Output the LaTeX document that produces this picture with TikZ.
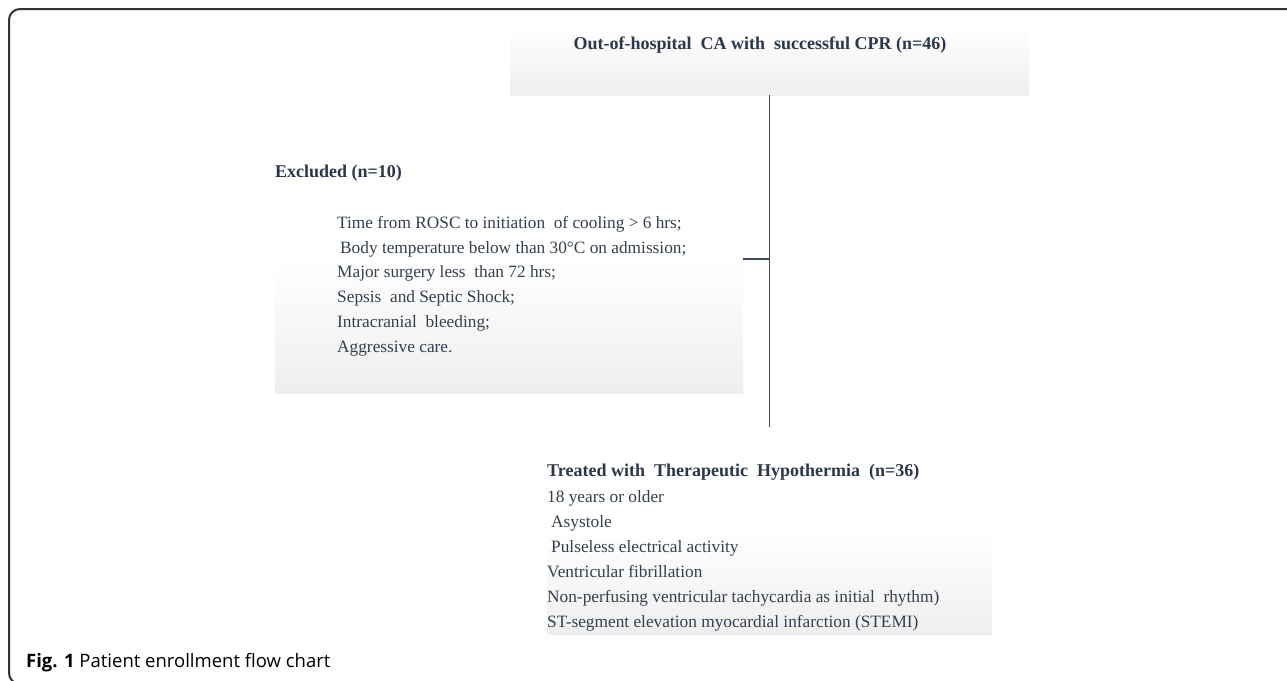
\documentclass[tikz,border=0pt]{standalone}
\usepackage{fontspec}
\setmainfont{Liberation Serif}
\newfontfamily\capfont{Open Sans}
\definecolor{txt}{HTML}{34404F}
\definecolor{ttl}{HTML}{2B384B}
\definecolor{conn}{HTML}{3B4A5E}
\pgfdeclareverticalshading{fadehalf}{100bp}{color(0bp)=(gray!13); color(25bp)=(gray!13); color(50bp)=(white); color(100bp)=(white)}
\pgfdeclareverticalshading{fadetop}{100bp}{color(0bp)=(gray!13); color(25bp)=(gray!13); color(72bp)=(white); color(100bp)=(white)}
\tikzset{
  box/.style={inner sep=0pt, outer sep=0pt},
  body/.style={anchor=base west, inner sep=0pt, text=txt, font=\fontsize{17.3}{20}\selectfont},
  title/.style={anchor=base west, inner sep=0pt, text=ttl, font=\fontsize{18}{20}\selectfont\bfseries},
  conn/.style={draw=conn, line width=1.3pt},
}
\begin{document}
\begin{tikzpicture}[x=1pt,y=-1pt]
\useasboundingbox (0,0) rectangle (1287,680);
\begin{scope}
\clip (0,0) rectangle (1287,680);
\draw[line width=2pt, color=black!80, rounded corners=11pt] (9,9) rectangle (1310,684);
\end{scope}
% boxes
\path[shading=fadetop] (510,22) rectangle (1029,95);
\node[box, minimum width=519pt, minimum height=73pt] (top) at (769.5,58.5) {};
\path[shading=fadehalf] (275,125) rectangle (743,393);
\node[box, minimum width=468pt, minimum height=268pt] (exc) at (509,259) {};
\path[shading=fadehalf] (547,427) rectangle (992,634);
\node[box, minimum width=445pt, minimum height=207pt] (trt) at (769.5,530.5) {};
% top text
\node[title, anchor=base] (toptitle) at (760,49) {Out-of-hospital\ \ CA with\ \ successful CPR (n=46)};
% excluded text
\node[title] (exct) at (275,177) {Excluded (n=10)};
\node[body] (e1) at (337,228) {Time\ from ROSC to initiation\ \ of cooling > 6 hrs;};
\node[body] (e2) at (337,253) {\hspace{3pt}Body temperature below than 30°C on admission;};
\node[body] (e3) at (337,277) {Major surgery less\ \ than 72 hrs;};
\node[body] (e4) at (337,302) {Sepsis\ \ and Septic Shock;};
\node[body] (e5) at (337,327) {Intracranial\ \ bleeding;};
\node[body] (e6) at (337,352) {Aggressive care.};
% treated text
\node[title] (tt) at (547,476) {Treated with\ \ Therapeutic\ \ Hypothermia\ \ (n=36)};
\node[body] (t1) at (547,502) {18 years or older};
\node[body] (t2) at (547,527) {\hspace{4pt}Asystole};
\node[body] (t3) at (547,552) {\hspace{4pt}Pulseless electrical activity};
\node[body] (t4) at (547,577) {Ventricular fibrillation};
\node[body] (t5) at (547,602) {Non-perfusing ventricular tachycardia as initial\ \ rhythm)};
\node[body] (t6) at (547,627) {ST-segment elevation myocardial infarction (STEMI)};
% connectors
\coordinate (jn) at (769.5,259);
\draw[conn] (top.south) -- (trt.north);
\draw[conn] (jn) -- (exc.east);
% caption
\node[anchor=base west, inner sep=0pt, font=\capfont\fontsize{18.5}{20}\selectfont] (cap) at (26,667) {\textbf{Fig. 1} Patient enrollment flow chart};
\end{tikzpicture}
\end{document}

*What you will do:*
Reproduce all of the material above word for word. Omit the pictures.

*Exercise response:*
Output the LaTeX document that produces this picture with TikZ.
\documentclass[tikz,border=0pt]{standalone}
\usepackage{fontspec}
\setmainfont{Liberation Serif}
\newfontfamily\capfont{Open Sans}
\definecolor{txt}{HTML}{34404F}
\definecolor{ttl}{HTML}{2B384B}
\definecolor{conn}{HTML}{3B4A5E}
\pgfdeclareverticalshading{fadehalf}{100bp}{color(0bp)=(gray!13); color(25bp)=(gray!13); color(50bp)=(white); color(100bp)=(white)}
\pgfdeclareverticalshading{fadetop}{100bp}{color(0bp)=(gray!13); color(25bp)=(gray!13); color(72bp)=(white); color(100bp)=(white)}
\tikzset{
  box/.style={inner sep=0pt, outer sep=0pt},
  body/.style={anchor=base west, inner sep=0pt, text=txt, font=\fontsize{17.3}{20}\selectfont},
  title/.style={anchor=base west, inner sep=0pt, text=ttl, font=\fontsize{18}{20}\selectfont\bfseries},
  conn/.style={draw=conn, line width=1.3pt},
}
\begin{document}
\begin{tikzpicture}[x=1pt,y=-1pt]
\useasboundingbox (0,0) rectangle (1287,680);
\begin{scope}
\clip (0,0) rectangle (1287,680);
\draw[line width=2pt, color=black!80, rounded corners=11pt] (9,9) rectangle (1310,684);
\end{scope}
% boxes
\path[shading=fadetop] (510,22) rectangle (1029,95);
\node[box, minimum width=519pt, minimum height=73pt] (top) at (769.5,58.5) {};
\path[shading=fadehalf] (275,125) rectangle (743,393);
\node[box, minimum width=468pt, minimum height=268pt] (exc) at (509,259) {};
\path[shading=fadehalf] (547,427) rectangle (992,634);
\node[box, minimum width=445pt, minimum height=207pt] (trt) at (769.5,530.5) {};
% top text
\node[title, anchor=base] (toptitle) at (760,49) {Out-of-hospital\ \ CA with\ \ successful CPR (n=46)};
% excluded text
\node[title] (exct) at (275,177) {Excluded (n=10)};
\node[body] (e1) at (337,228) {Time\ from ROSC to initiation\ \ of cooling > 6 hrs;};
\node[body] (e2) at (337,253) {\hspace{3pt}Body temperature below than 30°C on admission;};
\node[body] (e3) at (337,277) {Major surgery less\ \ than 72 hrs;};
\node[body] (e4) at (337,302) {Sepsis\ \ and Septic Shock;};
\node[body] (e5) at (337,327) {Intracranial\ \ bleeding;};
\node[body] (e6) at (337,352) {Aggressive care.};
% treated text
\node[title] (tt) at (547,476) {Treated with\ \ Therapeutic\ \ Hypothermia\ \ (n=36)};
\node[body] (t1) at (547,502) {18 years or older};
\node[body] (t2) at (547,527) {\hspace{4pt}Asystole};
\node[body] (t3) at (547,552) {\hspace{4pt}Pulseless electrical activity};
\node[body] (t4) at (547,577) {Ventricular fibrillation};
\node[body] (t5) at (547,602) {Non-perfusing ventricular tachycardia as initial\ \ rhythm)};
\node[body] (t6) at (547,627) {ST-segment elevation myocardial infarction (STEMI)};
% connectors
\coordinate (jn) at (769.5,259);
\draw[conn] (top.south) -- (trt.north);
\draw[conn] (jn) -- (exc.east);
% caption
\node[anchor=base west, inner sep=0pt, font=\capfont\fontsize{18.5}{20}\selectfont] (cap) at (26,667) {\textbf{Fig. 1} Patient enrollment flow chart};
\end{tikzpicture}
\end{document}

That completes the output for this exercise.